Here's an interesting editorial in the Toronto Star about the PM meeting the President,.. rather philosophical actually.. (the guy is a moderate conservative writing this by the way)
Sound and fury from Washington Dalton Camp COLUMNIST It was nice of our Prime Minister to be the first foreign leader to call upon the nearly-elected president of the United States the other day in Washington.
For a guy like Jean Chrétien, who has never lost an election, George W. Bush must appear as something of a novelty. While Bush is the titular leader of the mightiest nation in the world, he was promoted to the office by the Supreme Court of the United States.
According to the national edition of my morning paper, the Prime Minister made his call a brief one, thus ``minimizing the chance of inadvertently insulting (Bush).''
My morning paper, as we know, does not approve of our Prime Minister, but it is also true one needs to be cautious in one's relations with American presidents, some of whom have cursed and conspired against Canadian prime ministers, as did Kennedy against Diefenbaker, or physically hit them, as Johnson did Pearson.

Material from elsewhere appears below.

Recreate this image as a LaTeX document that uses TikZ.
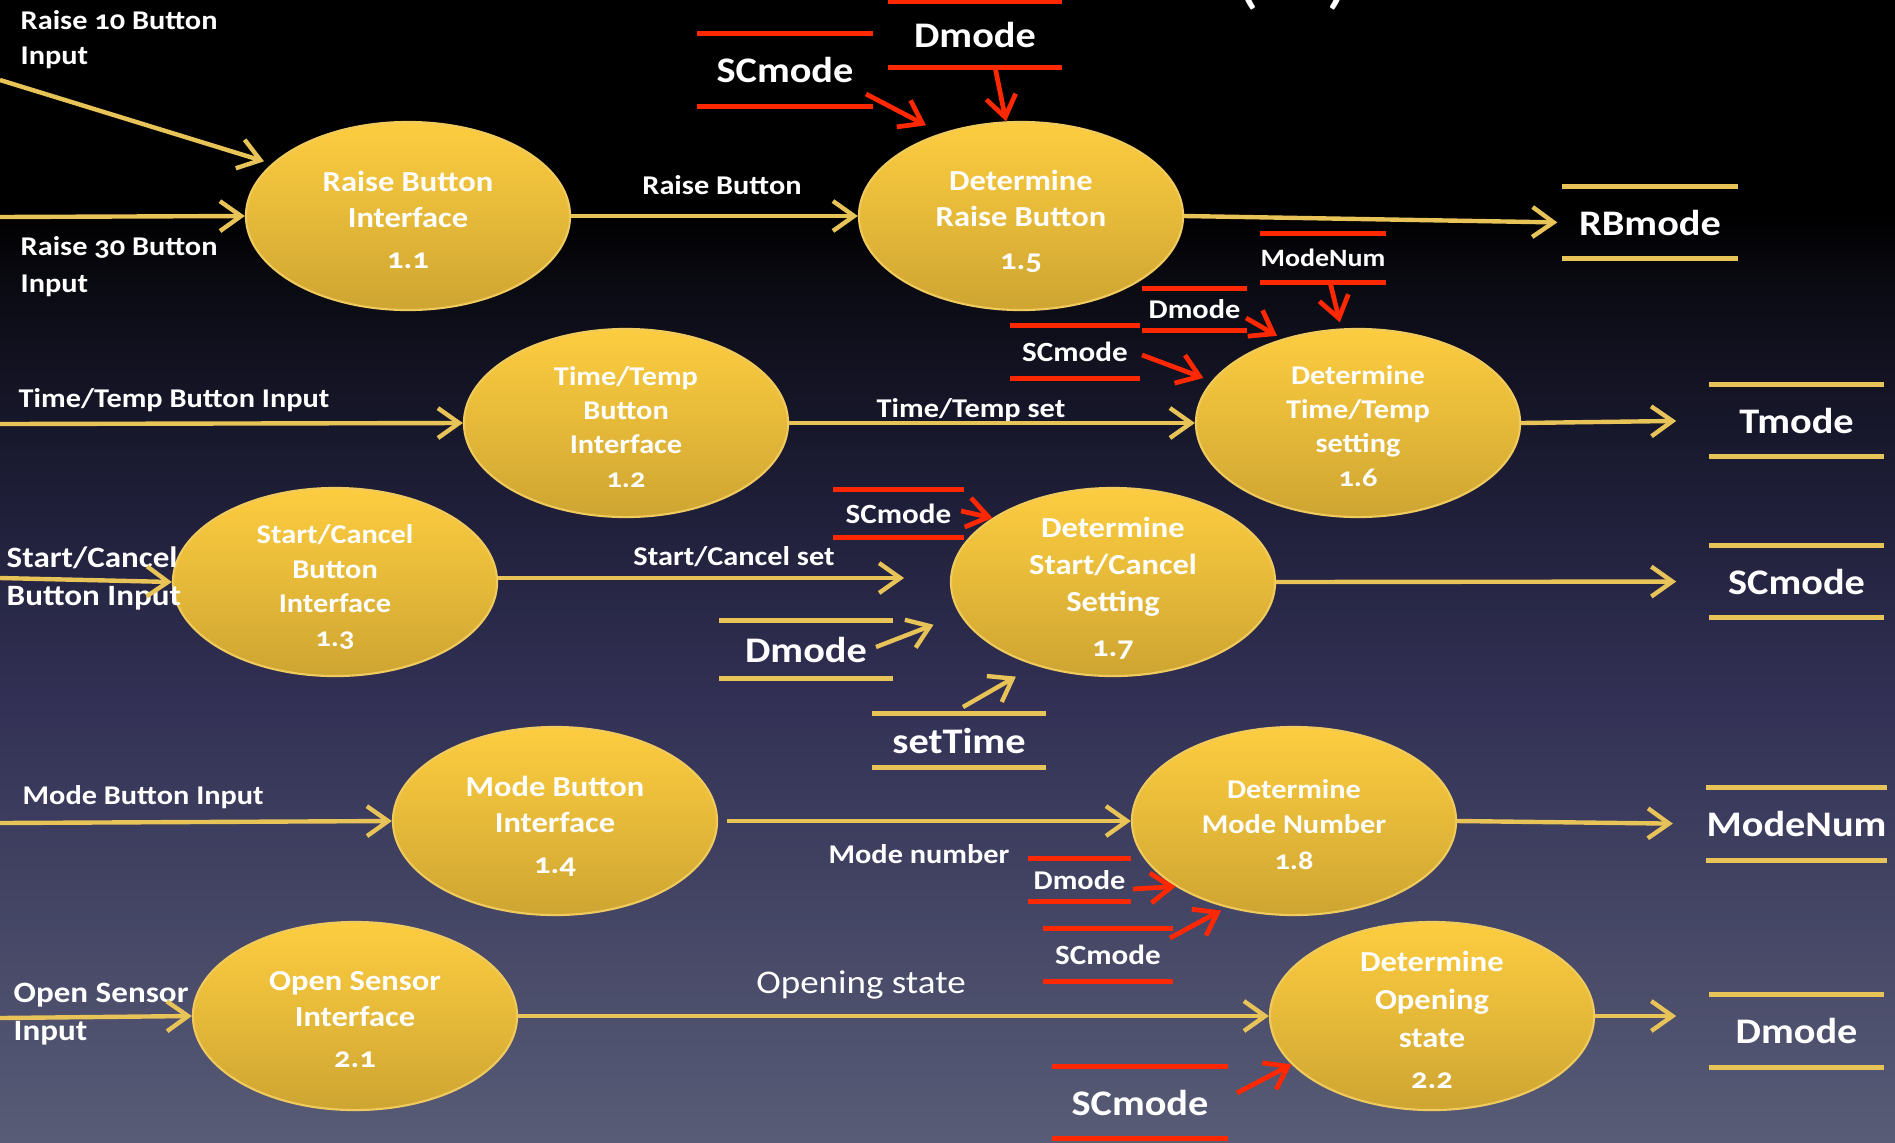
\documentclass[tikz,border=0pt]{standalone}
\usepackage{fontspec}
\setmainfont{Carlito}[FakeStretch=1.12,Numbers=OldStyle]
\usetikzlibrary{shapes.geometric,arrows.meta}

\definecolor{flow}{RGB}{232,196,88}
\definecolor{redflow}{RGB}{255,40,0}
\definecolor{bubtop}{RGB}{253,205,64}
\definecolor{bubbot}{RGB}{206,165,50}
\definecolor{bubrim}{RGB}{240,202,92}
\definecolor{bgA}{RGB}{12,12,22}
\definecolor{bgB}{RGB}{30,30,56}
\definecolor{bgC}{RGB}{50,49,85}
\definecolor{bgD}{RGB}{88,92,118}

\newcommand\setpx[2]{\fontsize{#1}{#2}\selectfont}
\newcommand\storelines[2]{\draw[#2] (#1.north west) -- (#1.north east) (#1.south west) -- (#1.south east);}

\begin{document}
\begin{tikzpicture}[x=0.01cm,y=-0.01cm,
  bubble/.style={ellipse, minimum width=3.24cm, minimum height=1.88cm, inner sep=0pt,
    top color=bubtop, bottom color=bubbot, draw=bubrim, line width=0.6pt},
  bubtext/.style={text=white, align=center, inner sep=0pt, font=\bfseries\setpx{8.25pt}{10.2pt}},
  bubsmall/.style={bubtext, font=\bfseries\setpx{7.7pt}{9.7pt}},
  lbl/.style={text=white, inner sep=0pt, font=\bfseries\setpx{7.7pt}{10pt}},
  inlbl/.style={lbl, anchor=west, align=left},
  store/.style={inner sep=0pt, text=white, font=\bfseries\setpx{10.24pt}{12pt}},
  smallstore/.style={store, font=\bfseries\setpx{7.9pt}{9pt}},
  ystore/.style={draw=flow, line width=1.3pt},
  rstore/.style={draw=redflow, line width=1.3pt},
  flowline/.style={draw=flow, line width=1.25pt, -{Straight Barb[length=6pt,width=8.5pt]}},
  redline/.style={draw=redflow, line width=1.35pt, -{Straight Barb[length=6pt,width=8.5pt]}},
]
\useasboundingbox (0,0) rectangle (1895,1142);
\begin{scope}
\clip (0,0) rectangle (1895,1142);

% background
\fill[black] (0,0) rectangle (1895,211);
\shade[top color=black, bottom color=bgA] (0,210) rectangle (1895,301);
\shade[top color=bgA, bottom color=bgB] (0,300) rectangle (1895,501);
\shade[top color=bgB, bottom color=bgC] (0,500) rectangle (1895,701);
\shade[top color=bgC, bottom color=bgD] (0,700) rectangle (1895,1142);

% title remnant at the top edge
\node[text=white, inner sep=0pt, anchor=base, font=\setpx{20pt}{24pt}] (ttl) at (1293,0) {(\hspace{19pt})};

% processes
\node[bubble] (e11) at (408,216) {};
\node[bubble] (e15) at (1021,216) {};
\node[bubble] (e12) at (626,423) {};
\node[bubble] (e16) at (1358,423) {};
\node[bubble] (e13) at (335,582) {};
\node[bubble] (e17) at (1113,582) {};
\node[bubble] (e14) at (555,821) {};
\node[bubble] (e18) at (1294,821) {};
\node[bubble] (e21) at (355,1016) {};
\node[bubble] (e22) at (1432,1016) {};

\node[bubtext] (t11) at (408,220) {Raise Button\\Interface\\[1.5pt]1.1};
\node[bubtext] (t15) at (1021,221) {Determine\\Raise Button\\[2pt]1.5};
\node[bubsmall] (t12) at (626,427) {Time/Temp\\Button\\Interface\\1.2};
\node[bubsmall] (t16) at (1358,426) {Determine\\Time/Temp\\setting\\1.6};
\node[bubsmall] (t13) at (335,587) {Start/Cancel\\Button\\Interface\\1.3};
\node[bubtext, font=\bfseries\setpx{8.25pt}{10.6pt}] (t17) at (1113,588) {Determine\\Start/Cancel\\Setting\\[2pt]1.7};
\node[bubtext] (t14) at (555,826) {Mode Button\\Interface\\[1.5pt]1.4};
\node[bubsmall] (t18) at (1294,825) {Determine\\Mode Number\\[0.8pt]1.8};
\node[bubtext] (t21) at (355,1020) {Open Sensor\\Interface\\[1.5pt]2.1};
\node[bubtext, font=\bfseries\setpx{8.25pt}{10.8pt}] (t22) at (1432,1020) {Determine\\Opening\\state\\[1pt]2.2};

% external inputs
\node[inlbl] (i10) at (20,39.5) {Raise 10 Button\\Input};
\node[inlbl, font=\bfseries\setpx{7.7pt}{10.5pt}] (i30) at (20,266.5) {Raise 30 Button\\Input};
\node[inlbl] (iTT) at (18,400) {Time/Temp Button Input};
\node[inlbl, font=\bfseries\setpx{8.4pt}{10.6pt}] (iSC) at (6,578.5) {Start/Cancel\\Button Input};
\node[inlbl] (iMB) at (22,797) {Mode Button Input};
\node[inlbl, font=\bfseries\setpx{8.4pt}{10.8pt}] (iOS) at (13,1014) {Open Sensor\\Input};

% flow labels
\node[lbl] (lRB) at (722,185) {Raise Button};
\node[lbl] (lTT) at (971,410) {Time/Temp set};
\node[lbl] (lSC) at (734,557) {Start/Cancel set};
\node[lbl] (lMN) at (919,854) {Mode number};
\node[lbl, font=\setpx{9.4pt}{11pt}] (lOS) at (861,985) {Opening state};

% data stores
\node[store, minimum width=1.74cm, minimum height=0.72cm] (scTop) at (785,70) {SCmode};
\node[store, minimum width=1.73cm, minimum height=0.65cm] (dmTop) at (975,34.5) {Dmode\hspace{5pt}};
\node[store, minimum width=1.74cm, minimum height=0.71cm] (rb) at (1650,222.5) {RBmode};
\node[smallstore, font=\bfseries\setpx{7.1pt}{9pt}, minimum width=1.22cm, minimum height=0.48cm] (mnS) at (1323,258) {ModeNum};
\node[smallstore, font=\bfseries\setpx{7.7pt}{9pt}, minimum width=1.03cm, minimum height=0.41cm] (dmS) at (1194.5,309.5) {Dmode};
\node[smallstore, minimum width=1.28cm, minimum height=0.52cm] (scS) at (1075,352) {SCmode};
\node[store, minimum width=1.73cm, minimum height=0.71cm] (tm) at (1796.5,420.5) {Tmode};
\node[smallstore, minimum width=1.29cm, minimum height=0.47cm] (scM) at (898.5,513.5) {SCmode};
\node[store, minimum width=1.72cm, minimum height=0.57cm] (dmM) at (806,649.5) {Dmode\hspace{6pt}};
\node[store, minimum width=1.72cm, minimum height=0.53cm] (st) at (959,740.5) {setTime\hspace{4pt}};
\node[store, minimum width=1.73cm, minimum height=0.71cm] (scR) at (1796.5,581.5) {SCmode};
\node[smallstore, font=\bfseries\setpx{7.7pt}{9pt}, minimum width=1.01cm, minimum height=0.42cm] (dmL) at (1079.5,880) {Dmode};
\node[smallstore, minimum width=1.28cm, minimum height=0.52cm] (scL) at (1108,955) {SCmode};
\node[store, minimum width=1.73cm, minimum height=0.72cm] (mnR) at (1796.5,824) {ModeNum};
\node[store, minimum width=1.74cm, minimum height=0.71cm] (scB) at (1140,1102.5) {SCmode};
\node[store, minimum width=1.73cm, minimum height=0.72cm] (dmR) at (1796.5,1031) {Dmode\hspace{5pt}};

\storelines{scTop}{rstore}
\storelines{dmTop}{rstore}
\storelines{rb}{ystore}
\storelines{mnS}{rstore}
\storelines{dmS}{rstore}
\storelines{scS}{rstore}
\storelines{tm}{ystore}
\storelines{scM}{rstore}
\storelines{dmM}{ystore}
\storelines{st}{ystore}
\storelines{scR}{ystore}
\storelines{dmL}{rstore}
\storelines{scL}{rstore}
\storelines{mnR}{ystore}
\storelines{scB}{rstore}
\storelines{dmR}{ystore}

% free ends of the flows
\coordinate (in10) at (0,80);
\coordinate (in30) at (0,217);
\coordinate (inTT) at (0,424);
\coordinate (inSC) at (0,578);
\coordinate (inMB) at (0,823);
\coordinate (inOS) at (0,1018);
\coordinate (scEnd) at (904,578);
\coordinate (c1) at (866,94);
\coordinate (c2) at (995,67);
\coordinate (c3) at (1330,282);
\coordinate (c4) at (1246,318);
\coordinate (c5) at (1142,355);
\coordinate (c6) at (961,511);
\coordinate (c7) at (876,647);
\coordinate (c8) at (963,707);
\coordinate (c9) at (1133,889);
\coordinate (c10) at (1170,938);
\coordinate (c11) at (1237,1093);

% input flows
\draw[flowline, shorten >=2.3pt] (in10) -- (e11.159.4);
\draw[flowline] (in30) -- (e11.west);
\draw[flowline] (inTT) -- (e12.west);
\draw[flowline] (inSC) -- (e13.west);
\draw[flowline] (inMB) -- (e14.west);
\draw[flowline] (inOS) -- (e21.west);

% process to process
\draw[flowline] (e11.east) -- (e15.west);
\draw[flowline] (e12.east) -- (e16.west);
\draw[flowline] (e13.east |- scEnd) -- (scEnd);
\draw[flowline, shorten <=2.5pt] (e14.east) -- (e18.west);
\draw[flowline] (e21.east) -- (e22.west);

% outputs to stores
\draw[flowline, shorten >=1.4pt] (e15.east) -- (rb.west);
\draw[flowline, shorten >=9.4pt] (e16.east) -- (tm.west);
\draw[flowline, shorten >=9.4pt] (e17.east) -- (scR.west);
\draw[flowline, shorten >=9.4pt] (e18.east) -- (mnR.west);
\draw[flowline, shorten >=9.4pt] (e22.east) -- (e22.east -| dmR.west);

% store reads
\draw[redline, shorten >=4.8pt] (c1) -- (e15.134.7);
\draw[redline] (c2) -- (e15.99.9);
\draw[redline, shorten >=1.8pt] (c3) -- (e16.100.2);
\draw[redline, shorten >=1.7pt] (c4) -- (e16.132.3);
\draw[redline, shorten >=2.5pt] (c5) -- (e16.164.5);
\draw[redline] (c6) -- (e17.152.8);
\draw[flowline, shorten >=8pt] (c7) -- (e17.192.5);
\draw[flowline, shorten >=6.3pt] (c8) -- (e17.227.1);
\draw[redline] (c9) -- (e18.209.8);
\draw[redline, shorten >=1.7pt] (c10) -- (e18.232);
\draw[redline] (c11) -- (e22.199.4);
\end{scope}
\end{tikzpicture}
\end{document}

Apart from these distempers of the time, Chrétien was meeting a world leader who had previously known him as Prime Minister Poutine, and who, abandoning a precedent followed by previous presidents who made their maiden trip abroad to Ottawa, is instead going first to Mexico, an innovation explained by one of the president's new cabinet appointees as justified by the fact that Mexico is America's ``largest trading partner.''
Then again, as my morning paper took pains to point out, our Prime Minister had, from time to time, said things about our Great Neighbour which, in the context of this gigantic event of calling upon Bush, might strike some as having been injudicious.
For example, the Prime Minister was quoted as saying that while he was in favour of free trade, ``the National Rifle Association is one export Canada will never buy.'' This is almost true enough to be trite; most Canadians share their Prime Minister's opinions on the NRA and gun control.
But all that aside, it was just as well our Prime Minister kept a civil tongue in his head.
On the same day he was visiting Bush, a man entered an Illinois engine factory and shot to death five people and wounded four others. The killer was armed with an AK-rifle, a shotgun, a hunting rifle, and a .38 calibre snub-nosed revolver. The man had a criminal record, including convictions for criminal sexual assault and theft. He was, of course, a Charlton Heston fan and a supporter of the Second Amendment.
(My morning paper, parenthetically, did not carry the story among the pages of its Tuesday edition, but the coincidence of the murderous gun rampage in Illinois and my morning paper's fortuitous publication of the Prime Minister's views on gun control and the NRA made him seem prescient.
Because of the presumptive importance of the Chrétien-Bush meeting, I bought both national editions of the morning papers. While The Globe and Mail does not approve of our Prime Minister, its competition, the National Alliance Post, really does not approve of him. It would be more likely, then, that its coverage of the Washington event would be more critical than that of the other morning paper. And so it was.
Reporting from the site of the joint news conference, the Post found the Prime Minister ``ill at ease.'' The author of the story explained this was ``hardly surprising, given Ottawa's loud and sometimes clumsily expressed differences with George Bush.''
These differences, however clumsily expressed, included Bush's planned national missile defence program, drilling for oil in the Arctic, and included ``undiplomatic'' remarks uttered by Canada's then ambassador to the United States, who is Chrétien's nephew. (He had declared himself as favouring Al Gore over Bush in the recent campaign, as did most Canadians and, indeed, most Americans.
We cannot be sure the Prime Minister was all that ill at ease, as reported in the Post.
According to The Globe, he had enjoyed a personal relationship with Bill Clinton that was cordial as well as comfortable. This invited candour and improved understanding. We forget that Chrétien is a former foreign affairs minister and his awareness and feel for Canada-U.S. relations, and international affairs, is much greater than that of Bush who came to this first meeting as a world leader whose only trip abroad had been to Mexico, as would be his second trip. The wonder is that they could find anything to talk about, other than bass fishing.
We are inclined to make too much of this historic relationship. While Brian Mulroney put himself out, and ran real political risks, in order to accommodate American global interests, the U.S. State Department wrote memos to file, reminding all concerned that Canadian good works did not warrant any favoured treatment for Canada. No one knows better than Chrétien how avidly the U.S. government, and its presidents, disliked and mistrusted Pierre Trudeau. He was, after all, a ``socialist.''
Still, our press seem to think it important, as an augury of the future, that the president would let our Prime Minister in the side door for a fireside chat. Apparently, the media were holding their collective breath in fear our man might say something ``clumsy'' or use the wrong fork, or mention the NRA, or the near universal American hatred of its private health-care system.
We are in a new era of journalism, now that our national newspapers represent not our interests as a people but the interests of multinational corporatism. Thus, what is demanded of a Prime Minister of Canada is good behaviour, facile flattery and swift accommodation. This is not a policy but merely an abject posture.